We forget sometimes that even a simplistic gaming experience can be a huge escape, and the more you have to ‘escape’ from, as it were, the more you can appreciate that experience for what it is rather than what it isn’t.
Even with the jump up in processing power, graphics and (crucially) affordability, right now VR is still a lot of money to make yourself look like a heavily sedated Daft Punk cosplayer. Plus of course many of the games aren’t a lot more advanced than Cyber Zone’s mundane shuffling tasks. But we’re getting there, and fast.

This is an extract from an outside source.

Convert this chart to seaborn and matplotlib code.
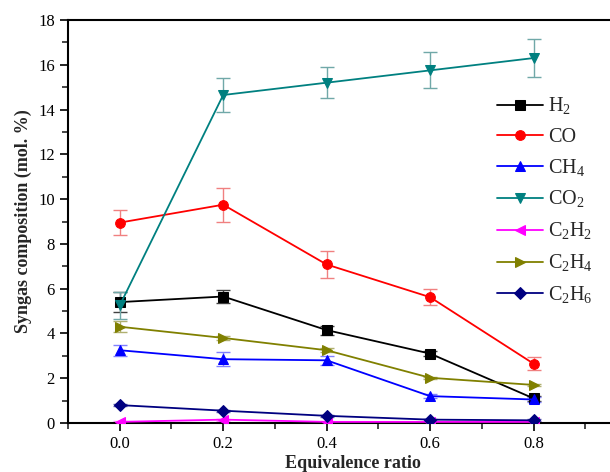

I was impressed enough with modern VR to be a convert anyway.
Now, having seen first-hand what it can mean to someone because of their personal circumstances, I’m even more convinced it has a huge role to play in the future.
Today’s bulky headsets will be replaced by stuff barely bigger than a pair of sunglasses, and our ways to interact will inevitably improve, and that’ll all probably happen frighteningly quickly. For a lot of us that’s really exciting purely because of the gaming opportunities it opens up.
For many more people this could be their opportunity to experience some of the simplest of things once again, such as the freedom to just be able to ‘be’ somewhere else for a bit. Maybe even the sea bed – no lamination of electronic gubbins required.